On a lighter note as I was enjoying the best grouper sandwich I had in a very long time I looked out toward the lagoon and saw this red sailboat. Now I've seen plenty of sailboats and while this one did have the strong get-the-hell-out-of-dodge appeal and leave the crappy world behind as Buffett plays on the stereo it drew no more than an envious casual glance. That was until at some point I saw what looked to be a drop dead gorgeous dark haired very naked lady come out of the cabin. She appeared to adjust something about the windmill on the stern then jumped back in the cabin disappearing from view. My grouper sandwich almost fell to the floor as I tried to pull out my camera hoping the lady of my dreams would appear again on a sailboat that I suddenly had a huge urge to know more about. Many shots later and after Dragonwife began to wonder that I had lost my one mental marble I gave up and settled for just another hopeless but erotic fantasy.
Another view of the lagoon with a couple of the small islands in the distance. Wanted a better shot but Wiggles gave every sign of wanting to jump in the water that was swarming with catfish, yes catfish, living off the scraps of food tossed by kids and a few adults.
I don't want to go and get all spiritual, its just not my style but in the quiet of the evening or early in the morning every time I walk on an empty beach I feel somehow closer to God.

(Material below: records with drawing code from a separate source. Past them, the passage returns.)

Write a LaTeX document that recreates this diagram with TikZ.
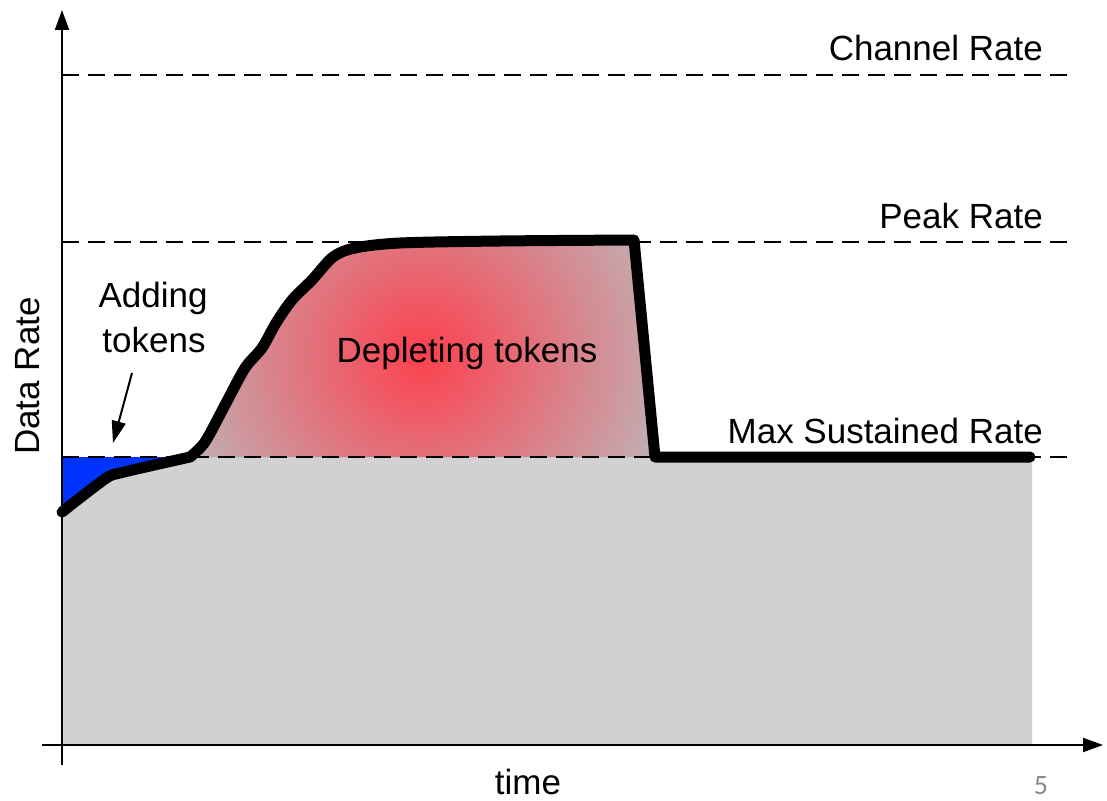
\documentclass[tikz,border=0pt]{standalone}
\usepackage{fontspec}
\setmainfont{Liberation Sans}
\newfontfamily\slidefont{Carlito}
\usetikzlibrary{arrows.meta}
\definecolor{grayfill}{RGB}{209,209,209}
\definecolor{tokblue}{RGB}{0,51,255}
\definecolor{hotred}{RGB}{253,64,78}
\definecolor{pinkgray}{RGB}{194,172,176}
\definecolor{pagenum}{RGB}{137,137,137}
\pgfdeclareradialshading{glow}{\pgfpoint{0bp}{0bp}}{color(0bp)=(hotred); color(25bp)=(pinkgray); color(50bp)=(pinkgray)}
\tikzset{
  axisline/.style={line width=2pt, -{Triangle[length=20pt,width=14pt]}},
  levelline/.style={line width=2pt, dash pattern=on 17pt off 9pt},
  ratecurve/.style={line width=11pt, line cap=round, line join=round},
  label/.style={inner sep=0pt, font=\fontsize{35}{42}\selectfont},
  pointer/.style={line width=2pt, -{Triangle[length=22pt,width=14pt]}}
}
\begin{document}
\begin{tikzpicture}[x=1pt,y=-1pt]
\useasboundingbox (0,0) rectangle (1107,800);
% coordinates
\coordinate (yb) at (62,765);
\coordinate (yt) at (62,10);
\coordinate (xl) at (42,745);
\coordinate (xr) at (1103,745);
\coordinate (ch0) at (62,75);   \coordinate (ch1) at (1068,75);
\coordinate (pk0) at (62,242);  \coordinate (pk1) at (1068,242);
\coordinate (ms0) at (62,457);  \coordinate (ms1) at (1068,457);
\coordinate (drop) at (655,457);
\coordinate (endc) at (1030,457);
\coordinate (arrs) at (132,373);
\coordinate (arre) at (113,443);
% gray area
\fill[grayfill] plot[smooth] coordinates {(62,512) (85,494) (108,477) (120,473) (150,466) (190,457)} -- (1032,457) -- (1032,745) -- (62,745) -- cycle;
% blue area
\fill[tokblue] plot[smooth] coordinates {(62,512) (85,494) (108,477) (120,473) (150,466) (190,457)} -- (62,457) -- cycle;
% red area
\begin{scope}
\clip plot[smooth] coordinates {(190,457) (205,442) (225,405) (245,368) (262,348) (276,323) (292,300) (312,280) (333,257) (355,248) (400,243) (500,241) (634,240)} -- (drop) -- cycle;
\fill[pinkgray] (180,230) rectangle (665,465);
\shade[shading=glow] (422,354) ellipse [x radius=245pt, y radius=235pt];
\end{scope}
% level lines
\draw[levelline] (ch0) -- (ch1);
\draw[levelline] (pk0) -- (pk1);
\draw[levelline] (ms0) -- (ms1);
% axes
\draw[axisline] (yb) -- (yt);
\draw[axisline] (xl) -- (xr);
% curve
\draw[ratecurve] plot[smooth] coordinates {(62,512) (85,494) (108,477) (120,473) (150,466) (190,457)} -- plot[smooth] coordinates {(190,457) (205,442) (225,405) (245,368) (262,348) (276,323) (292,300) (312,280) (333,257) (355,248) (400,243) (500,241) (634,240)} -- (drop) -- (endc);
% labels
\node[label, anchor=base east] (chl) at (1043,60) {Channel Rate};
\node[label, anchor=base east] (pkl) at (1043,228) {Peak Rate};
\node[label, anchor=base east] (msl) at (1043,443) {Max Sustained Rate};
\node[label, anchor=base] (add1) at (153,307) {Adding};
\node[label, anchor=base] (add2) at (154,352) {tokens};
\node[label, anchor=base] (dep) at (467,362) {Depleting tokens};
\node[label, rotate=90] (dr) at (28,376) {Data Rate};
\node[label, anchor=base] (tm) at (528,794) {time};
\node[inner sep=0pt, anchor=base, text=pagenum, font=\slidefont\fontsize{28}{32}\selectfont] (pg) at (1041,794) {5};
\draw[pointer] (arrs) -- (arre);
\end{tikzpicture}
\end{document}
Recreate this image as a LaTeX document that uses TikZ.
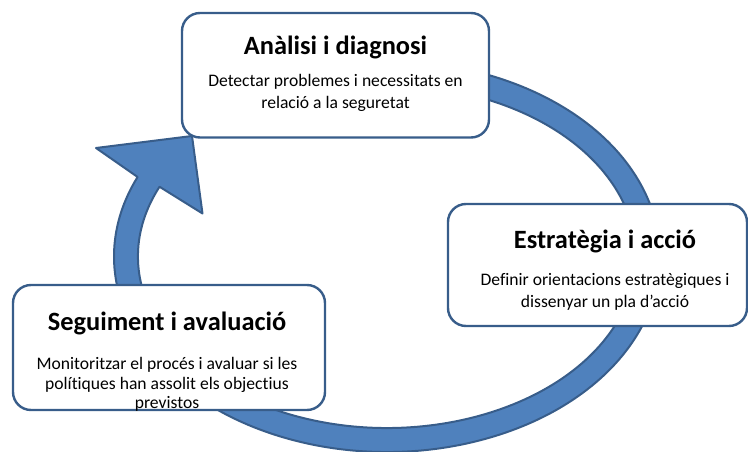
\documentclass[tikz,border=0pt]{standalone}
\usepackage{fontspec}
\setmainfont{Carlito}[Ligatures={NoCommon,NoRare,NoDiscretionary}]
\definecolor{ringfill}{HTML}{4F81BD}
\definecolor{ringline}{HTML}{385D8A}
\begin{document}
\begin{tikzpicture}[x=1pt,y=-1pt,
  box/.style={draw=ringline, line width=2.4pt, fill=white, rounded corners=18pt, inner sep=0pt},
  ttl/.style={anchor=base, font=\fontsize{26.4}{31}\selectfont\bfseries, inner sep=0pt},
  txt/.style={anchor=base, font=\fontsize{17.6}{21.6}\selectfont, inner sep=0pt},
  ring/.style={fill=ringfill, draw=ringline, line width=2pt, line join=round}]
\useasboundingbox (0,0) rectangle (748,452);
\coordinate (C) at (387,256.5);
\coordinate (wl) at (96,148);
\coordinate (tip) at (192,136);
\coordinate (wr) at (202.5,213.5);
\draw[ring] ([shift={(C)}]110:273pt and 195.5pt)
  arc[start angle=110,end angle=-204,x radius=273pt,y radius=195.5pt]
  -- (wl) -- (tip) -- (wr)
  -- ([shift={(C)}]-204:249pt and 171.5pt)
  arc[start angle=-204,end angle=110,x radius=249pt,y radius=171.5pt] -- cycle;
% boxes
\node[box, minimum width=307pt, minimum height=124.5pt] (b1) at (335.5,75.25) {};
\node[box, minimum width=299pt, minimum height=122pt] (b2) at (597.5,265) {};
\node[box, minimum width=312pt, minimum height=125pt] (b3) at (169,347.5) {};
% texts
\node[ttl] (t1) at (335.5,55) {Anàlisi i diagnosi};
\node[txt] (t1a) at (335.5,86.7) {Detectar problemes i necessitats en};
\node[txt] (t1b) at (335.5,108.3) {relació a la seguretat};
\node[ttl] (t2) at (605,248) {Estratègia i acció};
\node[txt] (t2a) at (605,285.7) {Definir orientacions estratègiques i};
\node[txt] (t2b) at (605,307) {dissenyar un pla d’acció};
\node[ttl] (t3) at (167,330) {Seguiment i avaluació};
\node[txt] (t3a) at (167,369) {Monitoritzar el procés i avaluar si les};
\node[txt] (t3b) at (167,389) {polítiques han assolit els objectius};
\node[txt] (t3c) at (167,408) {previstos};
\end{tikzpicture}
\end{document}
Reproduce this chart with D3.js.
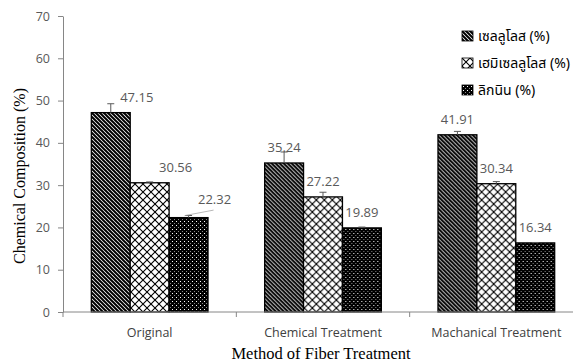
<!DOCTYPE html>
<html>
<head>
<meta charset="utf-8">
<script src="https://cdn.jsdelivr.net/npm/d3@7/dist/d3.min.js"></script>
<style>
  html, body { margin: 0; padding: 0; background: #fff; }
  svg { display: block; }
</style>
</head>
<body>
<svg id="chart" width="573" height="363"></svg>
<script>
// ---- data ----
const categories = ["Original", "Chemical Treatment", "Machanical Treatment"];
const seriesNames = ["เซลลูโลส (%)", "เฮมิเซลลูโลส (%)", "ลิกนิน (%)"];
const cellulose = [47.15, 35.24, 41.91];
const hemicellulose = [30.56, 27.22, 30.34];
const lignin = [22.32, 19.89, 16.34];
const celluloseErr = [2.1, 2.6, 0.8];
const hemicelluloseErr = [0.2, 1.1, 0.5];
const ligninErr = [0.5, 0.2, 0.1];
const yTicks = [0, 10, 20, 30, 40, 50, 60, 70];

const seriesValues = [cellulose, hemicellulose, lignin];
const seriesErrors = [celluloseErr, hemicelluloseErr, ligninErr];

// ---- layout ----
const svg = d3.select("#chart");
const mLeft = 63, mRight = 583, mTop = 16, mBottom = 312;
const gray = "#595959";
const axisColor = "#868686";
const labelDx = [26, 0, 0];          // data-label shift per category
const leader = [[false, false, true], [false, false, false], [false, false, false]];

const y = d3.scaleLinear().domain([0, 70]).range([mBottom, mTop]);
const x0 = d3.scaleBand().domain(categories).range([mLeft, mRight]).paddingInner(0).paddingOuter(0);
const x1 = d3.scaleBand().domain(d3.range(3)).range([0, x0.bandwidth()]).paddingInner(0).paddingOuter(0.728);

// ---- patterns ----
const defs = svg.append("defs");
// wide downward diagonal
const p0 = defs.append("pattern").attr("id", "pat0").attr("patternUnits", "userSpaceOnUse")
  .attr("width", 4).attr("height", 4);
p0.append("rect").attr("width", 4).attr("height", 4).attr("fill", "#fff");
p0.append("path").attr("d", "M-1,-1 L5,5 M-1,3 L1,5 M3,-1 L5,1")
  .attr("stroke", "#000").attr("stroke-width", 2);
// outlined diamond lattice
const p1 = defs.append("pattern").attr("id", "pat1").attr("patternUnits", "userSpaceOnUse")
  .attr("width", 8).attr("height", 8);
p1.append("rect").attr("width", 8).attr("height", 8).attr("fill", "#fff");
p1.append("path").attr("d", "M0,0 L8,8 M8,0 L0,8")
  .attr("stroke", "#000").attr("stroke-width", 1.1);
p1.append("rect").attr("x", 3.5).attr("y", 3.5).attr("width", 1).attr("height", 1).attr("fill", "#000");
// black with white dots
const p2 = defs.append("pattern").attr("id", "pat2").attr("patternUnits", "userSpaceOnUse")
  .attr("width", 4).attr("height", 4);
p2.append("rect").attr("width", 4).attr("height", 4).attr("fill", "#000");
p2.append("rect").attr("x", 1).attr("y", 1).attr("width", 1).attr("height", 1).attr("fill", "#fff");
p2.append("rect").attr("x", 3).attr("y", 3).attr("width", 1).attr("height", 1).attr("fill", "#888");

// ---- y axis ----
const yAxis = svg.append("g").attr("transform", `translate(${mLeft},0)`)
  .call(d3.axisLeft(y).tickValues(yTicks).tickSize(5).tickPadding(8).tickSizeOuter(0));
yAxis.select(".domain").attr("stroke", axisColor);
yAxis.selectAll(".tick line").attr("stroke", axisColor);
yAxis.selectAll(".tick text").attr("fill", gray)
  .style("font-family", "'Open Sans', sans-serif").style("font-size", "12.5px");

// ---- bars ----
const groups = svg.append("g").selectAll("g").data(categories).join("g")
  .attr("transform", d => `translate(${x0(d)},0)`);

seriesValues.forEach((vals, s) => {
  groups.append("rect")
    .attr("x", x1(s))
    .attr("y", (d, i) => y(vals[i]))
    .attr("width", x1.bandwidth())
    .attr("height", (d, i) => y(0) - y(vals[i]))
    .attr("fill", `url(#pat${s})`)
    .attr("stroke", "#000").attr("stroke-width", 1.3);
});

// ---- error bars ----
seriesValues.forEach((vals, s) => {
  const errs = seriesErrors[s];
  groups.each(function(d, i) {
    const g = d3.select(this);
    const cx = x1(s) + x1.bandwidth() / 2;
    const yt = y(vals[i] + errs[i]);
    g.append("line").attr("x1", cx).attr("x2", cx).attr("y1", y(vals[i])).attr("y2", yt)
      .attr("stroke", gray).attr("stroke-width", 1);
    g.append("line").attr("x1", cx - 3.5).attr("x2", cx + 3.5).attr("y1", yt).attr("y2", yt)
      .attr("stroke", gray).attr("stroke-width", 1);
  });
});

// ---- data labels ----
seriesValues.forEach((vals, s) => {
  groups.each(function(d, i) {
    const g = d3.select(this);
    const cx = x1(s) + x1.bandwidth() / 2;
    const lx = cx + labelDx[i];
    const ly = y(vals[i]) - (leader[i][s] ? 13.5 : 11);
    if (leader[i][s]) {
      g.append("line").attr("x1", cx - 4).attr("y1", y(vals[i]) - 2)
        .attr("x2", lx - 1).attr("y2", ly + 6)
        .attr("stroke", "#a6a6a6").attr("stroke-width", 0.8);
    }
    g.append("text").attr("x", lx).attr("y", ly)
      .attr("text-anchor", "middle").attr("fill", gray)
      .style("font-family", "'Open Sans', sans-serif").style("font-size", "13px")
      .text(vals[i].toFixed(2));
  });
});

// ---- x axis ----
svg.append("line").attr("x1", mLeft).attr("x2", mRight).attr("y1", mBottom).attr("y2", mBottom)
  .attr("stroke", axisColor).attr("stroke-width", 1);
const xAxis = svg.append("g").attr("transform", `translate(0,${mBottom})`)
  .call(d3.axisBottom(x0).tickSize(0).tickPadding(16));
xAxis.select(".domain").remove();
xAxis.selectAll(".tick text").attr("fill", "#404040")
  .style("font-family", "'Open Sans', sans-serif").style("font-size", "12.5px");
svg.append("g").selectAll("line").data(categories.concat(["end"])).join("line")
  .attr("x1", (d, i) => i < categories.length ? x0(d) : mRight)
  .attr("x2", (d, i) => i < categories.length ? x0(d) : mRight)
  .attr("y1", mBottom).attr("y2", mBottom + 5)
  .attr("stroke", axisColor);

// ---- axis titles ----
svg.append("text").attr("x", 321).attr("y", 359).attr("text-anchor", "middle")
  .attr("fill", "#000").style("font-family", "'Liberation Serif', serif").style("font-size", "16.5px")
  .text("Method of Fiber Treatment");
svg.append("text").attr("transform", `translate(25,${(mTop + mBottom) / 2 + 12}) rotate(-90)`)
  .attr("text-anchor", "middle")
  .attr("fill", "#000").style("font-family", "'Liberation Serif', serif").style("font-size", "16px")
  .text("Chemical Composition (%)");

// ---- legend ----
const legend = svg.append("g").attr("transform", "translate(462,31)");
const li = legend.selectAll("g").data(seriesNames).join("g")
  .attr("transform", (d, i) => `translate(0,${i * 27})`);
li.append("rect").attr("width", 11).attr("height", 10)
  .attr("fill", (d, i) => `url(#pat${i})`).attr("stroke", "#000").attr("stroke-width", 0.8);
li.append("text").attr("x", 16).attr("y", 10)
  .attr("fill", "#000").style("font-family", "'Noto Sans Thai', 'Tahoma', sans-serif").style("font-size", "14px")
  .text(d => d);
</script>
</body>
</html>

I'm not talking about some abstract notion of being next to something far larger than myself although the ocean does act as a conduit at times for the "feeling". But an actual presence that at very difficult times in my life has helped me to carry on and at least cope with what was happening. I claim no special VIP pass with the Almighty and from a rational viewpoint I realize I may be crazy but I'm just reporting something that hits me from time to time and carries far more weight than I can describe. Although I am often reminded of the saying that God looks after children, fools, and the United States of America.
Like all good things time and the money ran out forcing us to drive back up north, claim Darth Spoilboy from his grandparents; I swear I found him in the exact seat and position as we left him in front of the computer playing his guitar as he was exchanging Instant Messages with his girlfriend. We drove back home the next morning after my butt absolutely refused to get back in the car and drive given how sore it was. I came away from this vacation knowing that at some point in my life just for my mental health I will have to move back closer to the coast. But at the moment this photo was taken I was in heaven with warm sand between my toes.